Options to choose electives that you don't find in similar diplomas elsewhere.
- A longer, more in depth diploma than what is offered at many other colleges (Compare the duration -1500 hours). Study more, learn more, go further in your career or business.
- A stronger focus on learning (some colleges focus more on assessment than we do -but we believe that what you learn is what makes the difference)
- Exceptional tutors...compare the qualifications and experience of our staff (see staff profiles at ... http://www.acsedu.com/about-us/our-staff.aspx) ....after all, it doesn't make sense to choose where to study if you don't first know who will be teaching you.
ACS follows the old fashioned idea that “the student comes first”. Our staff are told to treat every student as an individual and respond promptly to their enquiries; the facilities we have developed and continue to develop, are all focused on that goal. Facilities include:
- Offices in two time zones (UK and Australia) –which means an international team of academics are responding to students 5 days a week and 16 hours a day.
- An online student room with unique resources that are only available to students studying our courses, including online library.
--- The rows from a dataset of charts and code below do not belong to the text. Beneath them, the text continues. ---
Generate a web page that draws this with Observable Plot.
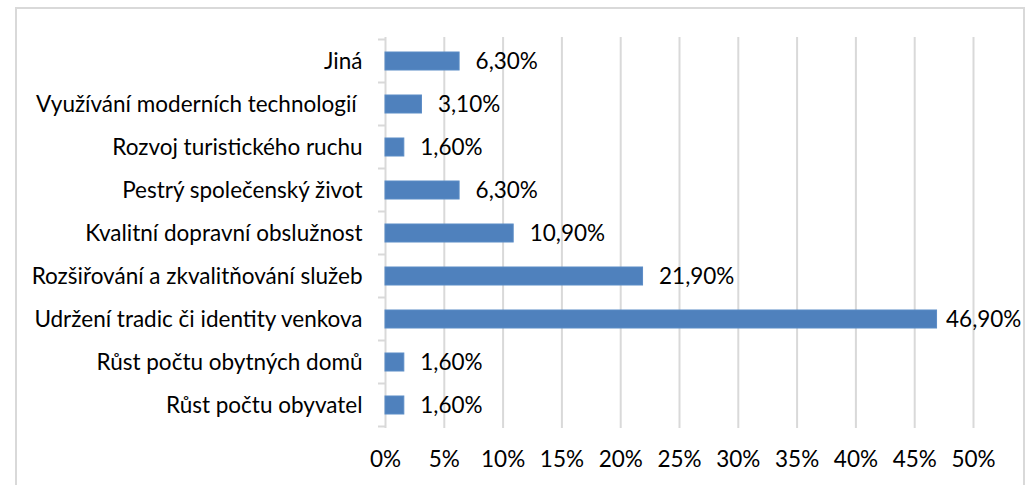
<!DOCTYPE html>
<html><head><meta charset="utf-8">
<script src="https://cdn.jsdelivr.net/npm/d3@7"></script>
<script src="https://cdn.jsdelivr.net/npm/@observablehq/plot@0.6"></script>
<style>
html,body{margin:0;padding:0;background:#fff;overflow:hidden;width:1029px;height:485px;}
#frame{position:absolute;left:15px;top:7px;width:1010px;height:600px;border:2px solid #d9d9d9;box-sizing:border-box;}
#chart{position:absolute;left:0;top:0;}
</style></head><body>
<div id="frame"></div><div id="chart"></div>
<script>
const categories = [
  "Jiná",
  "Využívání moderních technologií\u00a0",
  "Rozvoj turistického ruchu",
  "Pestrý společenský život",
  "Kvalitní dopravní obslužnost",
  "Rozšiřování a zkvalitňování služeb",
  "Udržení tradic či identity venkova",
  "Růst počtu obytných domů",
  "Růst počtu obyvatel"
];
const values = [6.3, 3.1, 1.6, 6.3, 10.9, 21.9, 46.9, 1.6, 1.6];
const xTicks = [0, 5, 10, 15, 20, 25, 30, 35, 40, 45, 50];

const data = categories.map((c, i) => ({category: c, value: values[i]}));
const fmt = v => d3.format(".2f")(v).replace(".", ",") + "%";

const plot = Plot.plot({
  width: 1029, height: 485,
  marginLeft: 385, marginRight: 56, marginTop: 37, marginBottom: 57,
  style: {fontFamily: "Lato, sans-serif", fontSize: "22.5px", color: "#000", background: "transparent"},
  x: {domain: [0, 50], ticks: xTicks, label: null},
  y: {domain: categories, paddingInner: 0.59, paddingOuter: 0.295, label: null},
  marks: [
    Plot.gridX(xTicks.slice(1), {stroke: "#d9d9d9", strokeOpacity: 1, strokeWidth: 2}),
    Plot.ruleX([0], {stroke: "#d9d9d9", strokeWidth: 2}),
    Plot.axisX({ticks: xTicks, tickSize: 0, tickPadding: 23, tickFormat: d => d + "%", label: null}),
    Plot.axisY({tickSize: 0, tickPadding: 23, label: null}),
    Plot.barX(data, {x: "value", y: "category", fill: "#4f81bd", stroke: "#5b8cc6", strokeWidth: 1}),
    Plot.text(data.filter(d => d.value < 40), {x: "value", y: "category", text: d => fmt(d.value), textAnchor: "start", dx: 16, fill: "#000"}),
    Plot.text(data.filter(d => d.value >= 40), {x: "value", y: "category", text: d => fmt(d.value), textAnchor: "start", dx: 9, fill: "#000"})
  ]
});
document.getElementById("chart").appendChild(plot);

// small tick marks at category boundaries on the category axis (Excel style)
const ys = plot.scale("y");
const xs = plot.scale("x");
const x0 = xs.apply(0);
const gap = (ys.step - ys.bandwidth) / 2;
const bounds = categories.map(c => ys.apply(c) - gap);
bounds.push(ys.apply(categories[categories.length - 1]) + ys.bandwidth + gap);
d3.select(plot).append("g")
  .selectAll("line").data(bounds).join("line")
  .attr("x1", x0 - 7).attr("x2", x0)
  .attr("y1", d => d).attr("y2", d => d)
  .attr("stroke", "#d9d9d9").attr("stroke-width", 2);
</script>
</body></html>
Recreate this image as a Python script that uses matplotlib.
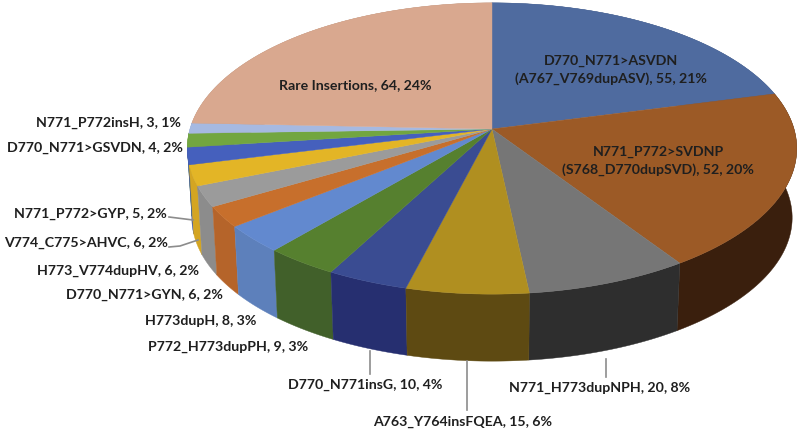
import numpy as np
import matplotlib
matplotlib.use("Agg")
import matplotlib.pyplot as plt
from matplotlib.patches import Polygon

names = ["D770_N771>ASVDN\n(A767_V769dupASV)", "N771_P772>SVDNP\n(S768_D770dupSVD)", "N771_H773dupNPH",
         "A763_Y764insFQEA", "D770_N771insG", "P772_H773dupPH", "H773dupH", "D770_N771>GYN",
         "H773_V774dupHV", "V774_C775>AHVC", "N771_P772>GYP", "D770_N771>GSVDN", "N771_P772insH",
         "Rare Insertions"]
counts = [55, 52, 20, 15, 10, 9, 8, 6, 6, 6, 5, 4, 3, 64]
top_colors = ["#4f6b9f", "#9c5a26", "#767676", "#b08f20", "#3a4c92", "#56802f", "#6289cf", "#c76f2c",
              "#9b9b9b", "#e3b526", "#4560bd", "#72a640", "#a6b9e1", "#d9a88f"]
side_colors = ["#3d5580", "#3a1f0d", "#2e2e2e", "#5e4a12", "#262f70", "#41602a", "#5d80bb", "#b5642a",
               "#8c8c8c", "#d4a522", "#3d55a5", "#5f8c35", "#8fa5cc", "#b58c75"]

# label centres, same order as names
label_pos = [(611, 70), (658, 161), (600, 388), (463, 422), (365, 385), (228, 347), (201, 321), (144, 295),
             (118, 271), (86, 243), (90, 214), (95, 148), (108, 123), (355, 85)]

# leader lines in picture pixels
leaders = [[(169, 218), (193, 221)], [(169, 248), (180, 247), (198, 241)], [(370, 352), (370, 375)],
           [(467, 362), (467, 411)], [(606, 360), (606, 378)]]

cx, cy = 492, 130
a, b, k = 302, 143, 0.134
depth = 69.5
shrink = 0.985  # lower rim is a little smaller, perspective


def project(theta):
    u = np.sin(theta)
    v = np.cos(theta)
    w = 1 + k * v
    return cx + a * u / w, cy - b * v / w


fig = plt.figure(figsize=(8, 4.35), dpi=100)
ax = fig.add_axes([0, 0, 1, 1])
ax.set_xlim(0, 800)
ax.set_ylim(435, 0)
ax.axis("off")

total = sum(counts)
edges = np.cumsum([0] + counts) / total * 2 * np.pi

# sides first, far ones to near ones, top faces hide what is behind
order = sorted(range(len(counts)), key=lambda i: np.cos((edges[i] + edges[i + 1]) / 2), reverse=True)
for i in order:
    t = np.linspace(edges[i], edges[i + 1], 60)
    x, y = project(t)
    x2 = cx + (x - cx) * shrink
    y2 = cy + depth + (y - cy) * shrink
    pts = np.r_[np.c_[x, y], np.c_[x2[::-1], y2[::-1]]]
    ax.add_patch(Polygon(pts, closed=True, fc=side_colors[i], ec=side_colors[i], lw=0.3))

for i in range(len(counts)):
    t = np.linspace(edges[i], edges[i + 1], 60)
    x, y = project(t)
    pts = np.r_[[[cx, cy]], np.c_[x, y]]
    ax.add_patch(Polygon(pts, closed=True, fc=top_colors[i], ec=top_colors[i], lw=0.3))

for line in leaders:
    ax.plot([p[0] for p in line], [p[1] for p in line], color="#8c8c8c", lw=1.2)

for name, n, pos in zip(names, counts, label_pos):
    txt = "%s, %d, %d%%" % (name, n, round(n / total * 100))
    ax.text(pos[0], pos[1], txt, ha="center", va="center", family="Lato", weight="bold",
            fontsize=10.2, color="#1f1f1f", linespacing=1.45)

fig.savefig("out.png", dpi=100)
- Bookshop offering quality downloadable e books
- A data base of 20 million words of unique information written by our staff over 3 decades that can be drawn upon if needed by academics for use in supporting our students.
- Systems that ensure assignments are tracked, marked and returned to students, fast -commonly within a round 1 week & rarely more than 2 weeks (note: many other colleges take longer).
- The school is active in social networking and encourages students to connect with us and each other.
- No automated handling of student phone enquiries. When you call you get a real person; or leave a message and a real person will call you back within a day, but more commonly within an hour or two.
- No additional charges for extra tutor support over the phone or email.
- Free careers advice for graduates –It is our policy to provide support and advice to our students even after they graduate. If a graduate needs help with getting a CV together, or advice on setting up a business or looking for work; they only need ask.
- The quality of academic staff is higher than many other colleges.
Study alone can never guarantee career success; but a good education is an important starting point.
Success in a career depends upon many things. A course like this is an excellent starting point because it provides a foundation for continued learning, and the means of understanding and dealing with issues you encounter in the workplace.
When you have completed an ACS course, you will have not only learned about the subject, but you will have been prompted to start networking with experts in the discipline and shown how to approach problems that confront you in this field.
This and every other industry in today’s world is developing in unforeseen ways; and while that is unsettling for anyone who wants to be guaranteed a particular job at the end of a particular course; for others, this rapidly changing career environment is offering new and exciting opportunities almost every month.
If you want to do the best that you can in this industry, you need to recognise that the opportunities that confront you at the end of a course, are probably different to anything that has even been thought of when you commence a course.